In other areas, Barnett modified the settlement proposal in some aspects of the financial mechanics of collecting in rates the so-called “regulatory asset” created to help pay off creditor. He also expanded the environmental benefits that the utility provides the state, and required any subsequent refunds accruing to PG&E to be applied to lower rates paid by consumers over the nine-year life of the recovery plan.

Peevey’s alternatives both make the settlement legally binding on future regulators, but the first (Alternate #1) adopts the settlement as filed without changes, which is what the utility is urging the five-member CPUC to adopt next month; Alternate #2 would adopt enhanced environmental benefits that the Judge Barnett recommended in his proposed decision.

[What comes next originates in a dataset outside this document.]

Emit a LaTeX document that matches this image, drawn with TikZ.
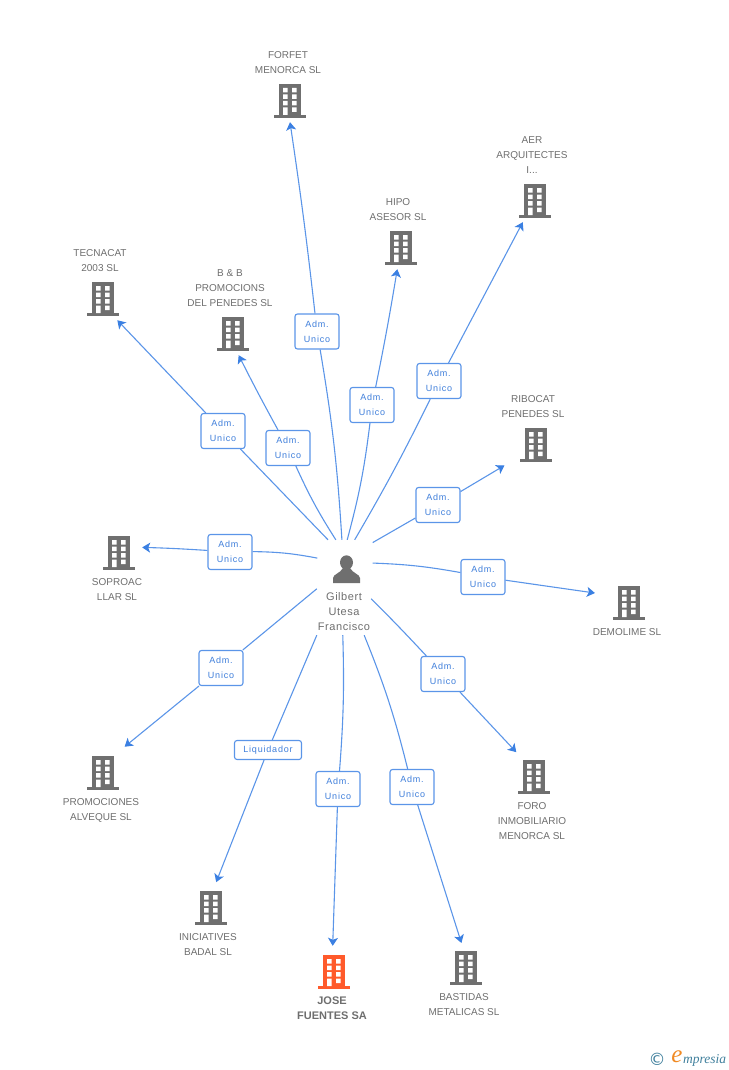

“We are on track and on schedule to resolve this matter by the end of the year,” said Peevey. “Judge Barnett’s proposed decision and my two alternates will maintain PG&E as a vertically integrated utility subject to CPUC regulation and will contribute to a decision by the full commission that should benefit PG&E ratepayers, the state and the environment.”

Peevey said all of the proposed decisions uphold “the basic economic terms of the proposed settlement,” projecting an initial rate reduction for PG&E’s retail utility customers of $670 million in 2004.

“In June, our company and the staff of the CPUC announced a proposed settlement agreement that, in the words of the U.S. Bankruptcy Court Judge Randall Newsome who oversaw the negotiations, ‘unequivocally…is a fair deal for both sides and a great benefit for all Californians,'” said PG&E utility spokesperson, Ron Low. “This proposed settlement will allow PG&E to exit Chapter 11 as an investment-grade utility, pay in full or otherwise fully satisfy all valid creditor claims with interest, and allow us to reduce our customers’ electric rates.”

The utility said it “appreciated” the efforts of ALJ Barnett and Peevey to keep the CPUC process on schedule, and the utility is most pleased that one of the proposed alternates is the settlement as filed.